---------- INFORMATION SHOWN ----------

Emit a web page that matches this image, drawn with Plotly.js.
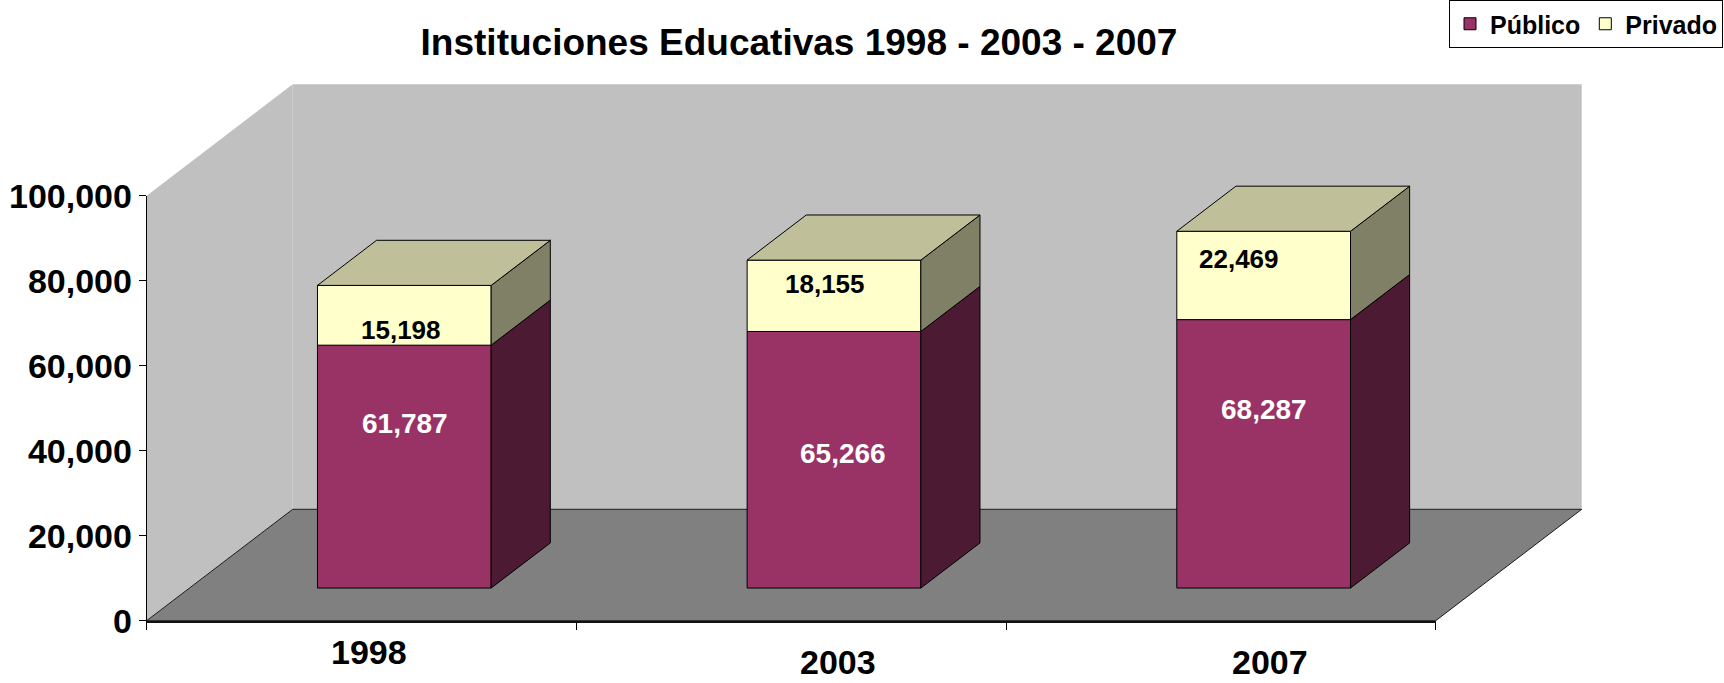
<!DOCTYPE html>
<html>
<head>
<meta charset="utf-8">
<script src="https://cdn.plot.ly/plotly-3.0.1.min.js"></script>
<style>
html,body{margin:0;padding:0;background:#ffffff;}
#chart{width:1724px;height:683px;}
</style>
</head>
<body>
<div id="chart"></div>
<script>
// ---------------- data ----------------
const categories = ['1998', '2003', '2007'];
const publico = [61787, 65266, 68287];
const privado = [15198, 18155, 22469];
const yTickVals = [0, 20000, 40000, 60000, 80000, 100000];
const seriesNames = ['Público', 'Privado'];

// ---------------- geometry / style ----------------
const W = 1724, H = 683;
const X_PX0 = 146.7, X_PX_PER = 429.67;   // pixel of front x = -0.5, pixels per category
const Y_PX0 = 620.7, Y_PX_PER = 0.00425;  // pixel of value 0, pixels per value unit
const DX = 146 / X_PX_PER;                // oblique depth offset (category units)
const DY = 111.4 / Y_PX_PER;              // oblique depth offset (value units)
const D0 = 0.293, DD = 0.405, BW = 0.4043;// bar front depth, bar depth, bar width
const S = 0.925;                          // 3D foreshortening of bars at their depth
const FONT = 'Liberation Sans, Arial, sans-serif';

const xmin = -0.5 - X_PX0 / X_PX_PER, xmax = xmin + W / X_PX_PER;
const ymin = -(H - Y_PX0) / Y_PX_PER, ymax = ymin + H / Y_PX_PER;
const yTop = yTickVals[yTickVals.length - 1];

const nCat = categories.length;
const idx = categories.map((c, i) => i);
const xFront = idx.map(i => i + D0 * DX);
const base0 = D0 * DY;
const pubH = publico.map(v => v * S);
const privH = privado.map(v => v * S);
const pubBase = idx.map(() => base0);
const privBase = pubH.map(h => base0 + h);

const colors = {
  pub: '#993366', pubSide: '#4C1A33',
  priv: '#FFFFCC', privSide: '#808066', privTop: '#BFBF99',
  wall: '#C0C0C0', floor: '#808080'
};

// polygon helpers
function sidePolys(bases, heights) {
  const xs = [], ys = [];
  idx.forEach(i => {
    const xr = xFront[i] + BW / 2, yb = bases[i], yt = bases[i] + heights[i];
    xs.push(xr, xr + DD * DX, xr + DD * DX, xr, xr, null);
    ys.push(yb, yb + DD * DY, yt + DD * DY, yt, yb, null);
  });
  return {x: xs, y: ys};
}
function topPolys(bases, heights) {
  const xs = [], ys = [];
  idx.forEach(i => {
    const xl = xFront[i] - BW / 2, xr = xFront[i] + BW / 2, yt = bases[i] + heights[i];
    xs.push(xl, xr, xr + DD * DX, xl + DD * DX, xl, null);
    ys.push(yt, yt, yt + DD * DY, yt + DD * DY, yt, null);
  });
  return {x: xs, y: ys};
}

const outline = {color: '#000000', width: 1};
const traces = [];
// front faces (bars)
traces.push({type: 'bar', name: seriesNames[0], x: xFront, y: pubH, base: pubBase, width: BW,
  marker: {color: colors.pub, line: outline}, xaxis: 'x', yaxis: 'y', hoverinfo: 'skip'});
traces.push({type: 'bar', name: seriesNames[1], x: xFront, y: privH, base: privBase, width: BW,
  marker: {color: colors.priv, line: outline}, xaxis: 'x', yaxis: 'y', hoverinfo: 'skip'});
// side faces and top
const ps = sidePolys(pubBase, pubH);
traces.push({type: 'scatter', mode: 'lines', x: ps.x, y: ps.y, fill: 'toself', fillcolor: colors.pubSide,
  line: outline, showlegend: false, hoverinfo: 'skip', xaxis: 'x', yaxis: 'y'});
const vs = sidePolys(privBase, privH);
traces.push({type: 'scatter', mode: 'lines', x: vs.x, y: vs.y, fill: 'toself', fillcolor: colors.privSide,
  line: outline, showlegend: false, hoverinfo: 'skip', xaxis: 'x', yaxis: 'y'});
const vt = topPolys(privBase, privH);
traces.push({type: 'scatter', mode: 'lines', x: vt.x, y: vt.y, fill: 'toself', fillcolor: colors.privTop,
  line: outline, showlegend: false, hoverinfo: 'skip', xaxis: 'x', yaxis: 'y'});

// walls & floor
const xL = -0.5, xR = nCat - 0.5;
const p = (pts) => 'M' + pts.map(q => q[0] + ',' + q[1]).join(' L') + ' Z';
const shapes = [
  {type: 'path', xref: 'x', yref: 'y', layer: 'below', fillcolor: colors.wall, line: {width: 0},
   path: p([[xL + DX, DY], [xR + DX, DY], [xR + DX, yTop + DY], [xL + DX, yTop + DY]])},
  {type: 'path', xref: 'x', yref: 'y', layer: 'below', fillcolor: colors.wall, line: {width: 0},
   path: p([[xL, 0], [xL, yTop], [xL + DX, yTop + DY], [xL + DX, DY]])},
  {type: 'path', xref: 'x', yref: 'y', layer: 'below', fillcolor: colors.floor, line: {color: '#1a1a1a', width: 1},
   path: p([[xL, 0], [xR, 0], [xR + DX, DY], [xL + DX, DY]])}
];

// data labels
const fmt = v => v.toLocaleString('en-US');
const pubLabelShift = [[1, 43], [9, 6.5], [0, 44]];
const privLabelShift = [[-3, -14.5], [-9, 11.5], [-25, 16]];
const catLabelDx = [0.017, 0.108, 0.114];
const catLabelYpx = [652, 662, 662];
const annotations = [];
idx.forEach(i => {
  annotations.push({xref: 'x', yref: 'y', x: xFront[i], y: pubBase[i] + pubH[i] / 2,
    xshift: pubLabelShift[i][0], yshift: pubLabelShift[i][1], showarrow: false, text: fmt(publico[i]),
    font: {family: FONT, size: 28, color: '#ffffff', weight: 'bold'}});
  annotations.push({xref: 'x', yref: 'y', x: xFront[i], y: privBase[i] + privH[i] / 2,
    xshift: privLabelShift[i][0], yshift: privLabelShift[i][1], showarrow: false, text: fmt(privado[i]),
    font: {family: FONT, size: 26, color: '#000000', weight: 'bold'}});
  annotations.push({xref: 'x', yref: 'paper', x: i + catLabelDx[i], y: 1 - catLabelYpx[i] / H,
    yanchor: 'middle', xanchor: 'center', showarrow: false, text: categories[i],
    font: {family: FONT, size: 34, color: '#000000', weight: 'bold'}});
});

const layout = {
  width: W, height: H,
  margin: {l: 0, r: 0, t: 0, b: 0, autoexpand: false},
  paper_bgcolor: '#ffffff', plot_bgcolor: 'rgba(0,0,0,0)',
  barmode: 'overlay',
  showlegend: true,
  title: {text: 'Instituciones Educativas 1998 - 2003 - 2007',
    font: {family: FONT, size: 37, color: '#000000', weight: 'bold'},
    x: 799 / W, xanchor: 'center', y: 1 - 42 / H, yanchor: 'middle'},
  legend: {orientation: 'h', x: 1449 / W, xanchor: 'left', y: 1, yanchor: 'top',
    bgcolor: '#ffffff', bordercolor: '#000000', borderwidth: 1, traceorder: 'normal',
    font: {family: FONT, size: 25, color: '#000000', weight: 'bold'}},
  xaxis: {domain: [0, 1], range: [xmin, xmax], visible: false, fixedrange: true},
  yaxis: {domain: [0, 1], range: [ymin, ymax], visible: false, fixedrange: true},
  xaxis2: {domain: [X_PX0 / W, (X_PX0 + nCat * X_PX_PER) / W], range: [-0.5, nCat - 0.5], anchor: 'y2',
    tickmode: 'array', tickvals: [-0.5].concat(idx.map(i => i + 0.5)), showticklabels: false,
    ticks: 'outside', ticklen: 7, tickcolor: '#000000', showline: true, linecolor: '#111111', linewidth: 2,
    showgrid: false, zeroline: false, fixedrange: true},
  yaxis2: {domain: [(H - Y_PX0) / H, (H - (Y_PX0 - yTop * Y_PX_PER)) / H], range: [0, yTop], anchor: 'x2',
    tickmode: 'array', tickvals: yTickVals, tickformat: ',d',
    ticks: 'outside', ticklen: 7, tickcolor: '#000000', showline: true, linecolor: '#000000', linewidth: 1,
    showgrid: false, zeroline: false, fixedrange: true,
    tickfont: {family: FONT, size: 34, color: '#000000', weight: 'bold'}},
  shapes: shapes,
  annotations: annotations
};

// empty carrier for the visible front axes
traces.push({type: 'scatter', x: [], y: [], xaxis: 'x2', yaxis: 'y2', showlegend: false, hoverinfo: 'skip'});

Plotly.newPlot('chart', traces, layout, {staticPlot: true, displayModeBar: false});
</script>
</body>
</html>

----------

Only the lines from the start of the material through the line containing "const seriesNames = ['Público', 'Privado'];" should be transcribed. Pictures stay out.

Emit a web page that matches this image, drawn with Plotly.js.
<!DOCTYPE html>
<html>
<head>
<meta charset="utf-8">
<script src="https://cdn.plot.ly/plotly-3.0.1.min.js"></script>
<style>
html,body{margin:0;padding:0;background:#ffffff;}
#chart{width:1724px;height:683px;}
</style>
</head>
<body>
<div id="chart"></div>
<script>
// ---------------- data ----------------
const categories = ['1998', '2003', '2007'];
const publico = [61787, 65266, 68287];
const privado = [15198, 18155, 22469];
const yTickVals = [0, 20000, 40000, 60000, 80000, 100000];
const seriesNames = ['Público', 'Privado'];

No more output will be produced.